Do this:
Below are the records; extract from them the line containing "Convert this chart to Plotly.js code." to the line containing "32.0, 36.5, 40.5];", both lines included, exactly and with no pictures.

━━━━━ Task data ━━━━━

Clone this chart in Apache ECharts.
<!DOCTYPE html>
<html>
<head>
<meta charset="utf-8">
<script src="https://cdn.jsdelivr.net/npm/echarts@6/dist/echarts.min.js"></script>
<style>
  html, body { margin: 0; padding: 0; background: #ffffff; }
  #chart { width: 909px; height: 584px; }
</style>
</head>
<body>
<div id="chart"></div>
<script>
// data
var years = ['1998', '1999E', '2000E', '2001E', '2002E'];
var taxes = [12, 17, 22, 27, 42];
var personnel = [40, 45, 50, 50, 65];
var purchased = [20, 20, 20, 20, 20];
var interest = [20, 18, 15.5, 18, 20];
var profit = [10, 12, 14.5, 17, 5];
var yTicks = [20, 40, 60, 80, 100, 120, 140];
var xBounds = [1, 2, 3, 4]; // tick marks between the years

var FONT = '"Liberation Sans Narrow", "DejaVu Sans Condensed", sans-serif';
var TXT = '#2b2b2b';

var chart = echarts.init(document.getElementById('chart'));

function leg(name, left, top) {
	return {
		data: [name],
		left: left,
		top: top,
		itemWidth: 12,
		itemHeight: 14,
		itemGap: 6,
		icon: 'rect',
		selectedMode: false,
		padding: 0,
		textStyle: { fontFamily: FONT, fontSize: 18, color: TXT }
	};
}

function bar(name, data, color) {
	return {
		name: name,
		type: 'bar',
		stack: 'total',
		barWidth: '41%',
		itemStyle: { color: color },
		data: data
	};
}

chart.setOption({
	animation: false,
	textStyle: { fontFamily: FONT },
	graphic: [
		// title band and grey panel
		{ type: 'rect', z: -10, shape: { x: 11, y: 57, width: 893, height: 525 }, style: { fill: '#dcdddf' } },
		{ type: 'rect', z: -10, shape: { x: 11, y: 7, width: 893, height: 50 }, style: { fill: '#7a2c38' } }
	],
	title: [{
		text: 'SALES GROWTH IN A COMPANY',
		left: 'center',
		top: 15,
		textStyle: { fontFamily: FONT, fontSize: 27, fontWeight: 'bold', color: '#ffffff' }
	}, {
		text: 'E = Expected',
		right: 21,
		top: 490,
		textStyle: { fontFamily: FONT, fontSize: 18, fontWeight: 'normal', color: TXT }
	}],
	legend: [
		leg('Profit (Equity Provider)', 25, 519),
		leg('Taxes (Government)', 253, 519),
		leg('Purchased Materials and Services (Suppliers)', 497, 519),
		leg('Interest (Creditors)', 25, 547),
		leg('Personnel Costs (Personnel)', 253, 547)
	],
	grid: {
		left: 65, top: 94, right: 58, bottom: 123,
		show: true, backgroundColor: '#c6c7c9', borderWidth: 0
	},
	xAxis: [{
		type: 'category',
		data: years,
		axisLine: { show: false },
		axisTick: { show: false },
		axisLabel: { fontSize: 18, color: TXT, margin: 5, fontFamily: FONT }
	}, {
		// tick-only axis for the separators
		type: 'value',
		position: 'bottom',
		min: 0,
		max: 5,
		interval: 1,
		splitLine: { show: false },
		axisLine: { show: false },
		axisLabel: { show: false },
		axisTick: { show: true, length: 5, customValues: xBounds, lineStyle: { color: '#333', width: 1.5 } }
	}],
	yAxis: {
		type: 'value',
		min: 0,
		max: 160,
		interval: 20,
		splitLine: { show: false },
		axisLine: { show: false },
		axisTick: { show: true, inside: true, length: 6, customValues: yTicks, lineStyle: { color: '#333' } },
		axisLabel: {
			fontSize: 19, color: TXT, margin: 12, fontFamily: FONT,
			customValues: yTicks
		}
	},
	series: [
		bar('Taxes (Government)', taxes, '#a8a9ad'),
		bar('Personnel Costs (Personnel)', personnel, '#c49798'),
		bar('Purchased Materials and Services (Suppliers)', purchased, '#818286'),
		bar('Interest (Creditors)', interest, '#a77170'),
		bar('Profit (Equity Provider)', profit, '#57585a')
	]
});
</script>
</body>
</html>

━━━━━
━━━━━ Task data ━━━━━

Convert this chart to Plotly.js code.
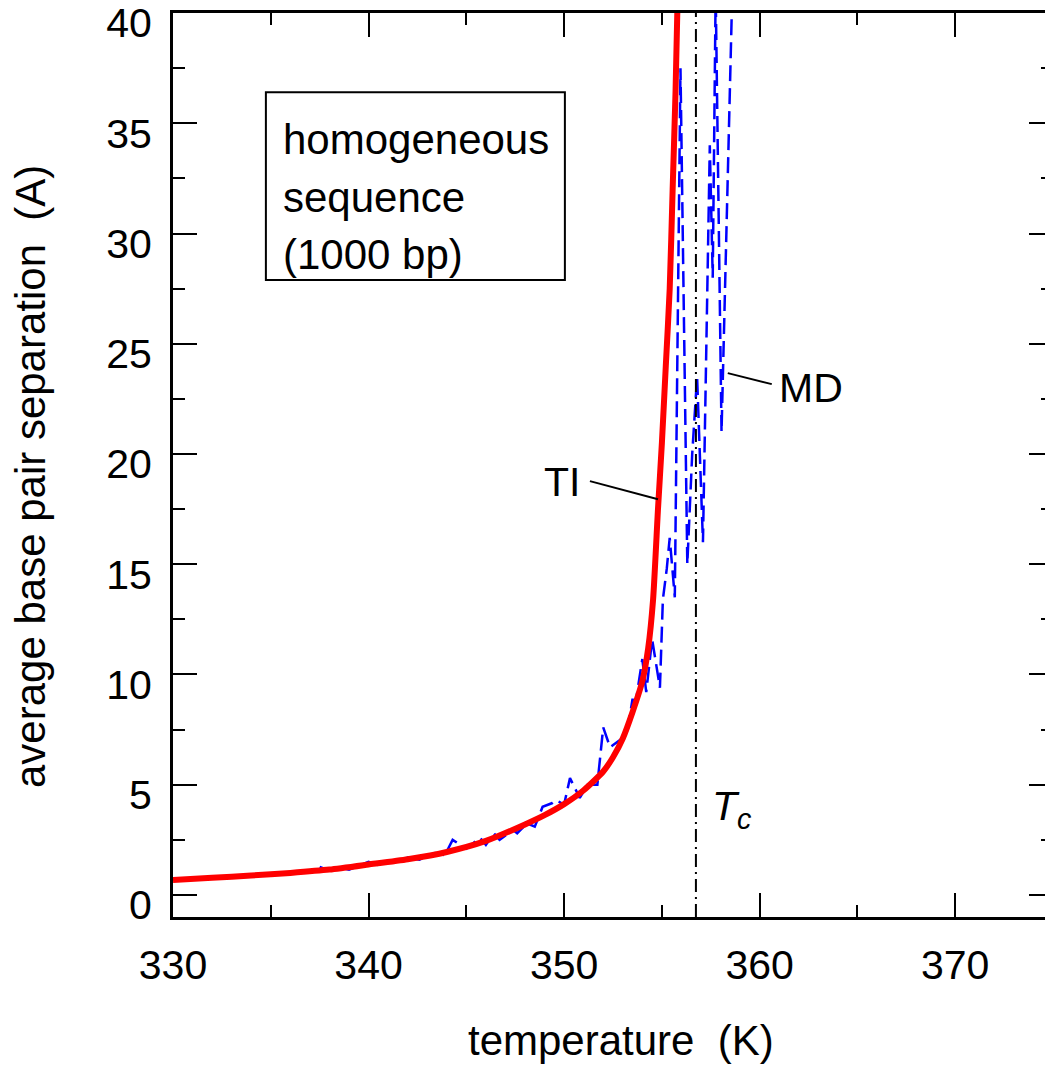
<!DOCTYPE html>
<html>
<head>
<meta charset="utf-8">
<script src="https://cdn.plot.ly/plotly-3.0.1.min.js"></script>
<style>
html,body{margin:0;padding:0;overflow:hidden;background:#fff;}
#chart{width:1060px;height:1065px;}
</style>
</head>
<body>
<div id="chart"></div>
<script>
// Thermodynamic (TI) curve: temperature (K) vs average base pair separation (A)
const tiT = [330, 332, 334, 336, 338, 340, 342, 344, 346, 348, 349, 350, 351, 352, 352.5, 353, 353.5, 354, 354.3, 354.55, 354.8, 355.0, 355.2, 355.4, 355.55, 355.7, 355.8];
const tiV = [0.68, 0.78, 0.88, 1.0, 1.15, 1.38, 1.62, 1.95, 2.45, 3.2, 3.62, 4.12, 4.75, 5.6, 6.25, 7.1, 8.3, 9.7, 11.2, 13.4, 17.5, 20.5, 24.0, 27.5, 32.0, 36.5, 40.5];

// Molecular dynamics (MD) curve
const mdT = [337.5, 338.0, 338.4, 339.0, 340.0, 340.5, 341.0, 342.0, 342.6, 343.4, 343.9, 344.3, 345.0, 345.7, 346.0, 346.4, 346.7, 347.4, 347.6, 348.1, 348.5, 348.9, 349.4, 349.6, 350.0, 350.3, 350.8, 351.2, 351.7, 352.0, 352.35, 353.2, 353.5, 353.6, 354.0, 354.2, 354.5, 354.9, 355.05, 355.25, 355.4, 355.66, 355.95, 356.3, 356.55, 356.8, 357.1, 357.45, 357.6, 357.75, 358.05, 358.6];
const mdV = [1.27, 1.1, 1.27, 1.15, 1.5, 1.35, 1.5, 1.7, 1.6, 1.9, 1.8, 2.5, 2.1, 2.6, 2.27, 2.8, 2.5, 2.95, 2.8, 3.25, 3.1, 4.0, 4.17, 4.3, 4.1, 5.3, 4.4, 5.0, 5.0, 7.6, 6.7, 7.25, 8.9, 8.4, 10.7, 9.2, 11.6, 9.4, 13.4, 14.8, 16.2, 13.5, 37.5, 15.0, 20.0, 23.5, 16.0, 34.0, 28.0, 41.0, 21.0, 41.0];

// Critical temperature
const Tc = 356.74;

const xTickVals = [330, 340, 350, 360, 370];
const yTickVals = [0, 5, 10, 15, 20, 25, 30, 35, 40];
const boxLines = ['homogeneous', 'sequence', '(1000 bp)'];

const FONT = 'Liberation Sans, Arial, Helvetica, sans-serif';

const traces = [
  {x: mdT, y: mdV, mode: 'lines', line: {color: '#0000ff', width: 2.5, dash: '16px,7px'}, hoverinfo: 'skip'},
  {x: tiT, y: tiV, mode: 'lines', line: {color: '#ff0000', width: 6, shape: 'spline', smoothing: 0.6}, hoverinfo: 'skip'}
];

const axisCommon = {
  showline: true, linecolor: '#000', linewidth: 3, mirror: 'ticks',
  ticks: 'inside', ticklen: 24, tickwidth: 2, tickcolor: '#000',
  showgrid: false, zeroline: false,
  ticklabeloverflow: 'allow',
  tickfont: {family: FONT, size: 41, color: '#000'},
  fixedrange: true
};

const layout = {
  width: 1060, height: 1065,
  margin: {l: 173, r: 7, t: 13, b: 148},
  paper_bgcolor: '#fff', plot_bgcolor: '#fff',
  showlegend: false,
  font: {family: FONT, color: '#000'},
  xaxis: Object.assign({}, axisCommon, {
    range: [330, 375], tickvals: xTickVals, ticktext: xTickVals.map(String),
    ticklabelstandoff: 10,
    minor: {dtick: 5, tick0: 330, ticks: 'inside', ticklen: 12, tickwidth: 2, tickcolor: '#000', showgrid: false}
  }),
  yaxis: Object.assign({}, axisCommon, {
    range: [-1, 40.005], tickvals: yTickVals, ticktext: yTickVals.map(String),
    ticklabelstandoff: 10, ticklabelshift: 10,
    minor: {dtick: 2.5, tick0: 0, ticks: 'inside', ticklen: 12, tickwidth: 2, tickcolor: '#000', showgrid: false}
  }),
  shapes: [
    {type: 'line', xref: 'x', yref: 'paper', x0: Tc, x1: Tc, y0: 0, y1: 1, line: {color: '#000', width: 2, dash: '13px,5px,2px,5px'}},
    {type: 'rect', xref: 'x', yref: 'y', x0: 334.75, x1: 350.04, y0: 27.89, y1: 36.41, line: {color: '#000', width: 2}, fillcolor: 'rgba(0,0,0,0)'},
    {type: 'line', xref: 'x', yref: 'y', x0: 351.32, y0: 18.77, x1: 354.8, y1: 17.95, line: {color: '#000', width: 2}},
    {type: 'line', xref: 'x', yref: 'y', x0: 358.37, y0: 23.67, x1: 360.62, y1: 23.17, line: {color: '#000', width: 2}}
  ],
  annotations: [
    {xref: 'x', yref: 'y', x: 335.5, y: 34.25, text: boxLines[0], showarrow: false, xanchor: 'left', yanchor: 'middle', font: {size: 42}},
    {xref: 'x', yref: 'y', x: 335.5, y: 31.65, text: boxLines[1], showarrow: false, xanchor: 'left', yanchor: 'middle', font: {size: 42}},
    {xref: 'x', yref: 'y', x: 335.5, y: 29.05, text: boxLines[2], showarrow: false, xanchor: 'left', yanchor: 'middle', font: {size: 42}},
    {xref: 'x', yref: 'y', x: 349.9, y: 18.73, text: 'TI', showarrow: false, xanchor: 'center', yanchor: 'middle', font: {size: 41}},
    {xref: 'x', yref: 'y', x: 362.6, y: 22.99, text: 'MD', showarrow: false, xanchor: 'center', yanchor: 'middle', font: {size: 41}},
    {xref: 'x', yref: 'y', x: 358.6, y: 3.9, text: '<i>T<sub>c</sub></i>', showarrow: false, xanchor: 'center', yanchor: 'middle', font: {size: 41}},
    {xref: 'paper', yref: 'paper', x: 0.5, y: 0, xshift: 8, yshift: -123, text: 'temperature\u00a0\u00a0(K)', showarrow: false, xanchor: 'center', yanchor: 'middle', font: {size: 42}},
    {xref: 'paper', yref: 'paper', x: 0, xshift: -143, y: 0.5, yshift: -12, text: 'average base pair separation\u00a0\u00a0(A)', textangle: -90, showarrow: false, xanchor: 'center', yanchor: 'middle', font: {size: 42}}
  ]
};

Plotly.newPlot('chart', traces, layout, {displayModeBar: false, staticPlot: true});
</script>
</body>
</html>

━━━━━

Task solution:
Convert this chart to Plotly.js code.
<!DOCTYPE html>
<html>
<head>
<meta charset="utf-8">
<script src="https://cdn.plot.ly/plotly-3.0.1.min.js"></script>
<style>
html,body{margin:0;padding:0;overflow:hidden;background:#fff;}
#chart{width:1060px;height:1065px;}
</style>
</head>
<body>
<div id="chart"></div>
<script>
// Thermodynamic (TI) curve: temperature (K) vs average base pair separation (A)
const tiT = [330, 332, 334, 336, 338, 340, 342, 344, 346, 348, 349, 350, 351, 352, 352.5, 353, 353.5, 354, 354.3, 354.55, 354.8, 355.0, 355.2, 355.4, 355.55, 355.7, 355.8];
const tiV = [0.68, 0.78, 0.88, 1.0, 1.15, 1.38, 1.62, 1.95, 2.45, 3.2, 3.62, 4.12, 4.75, 5.6, 6.25, 7.1, 8.3, 9.7, 11.2, 13.4, 17.5, 20.5, 24.0, 27.5, 32.0, 36.5, 40.5];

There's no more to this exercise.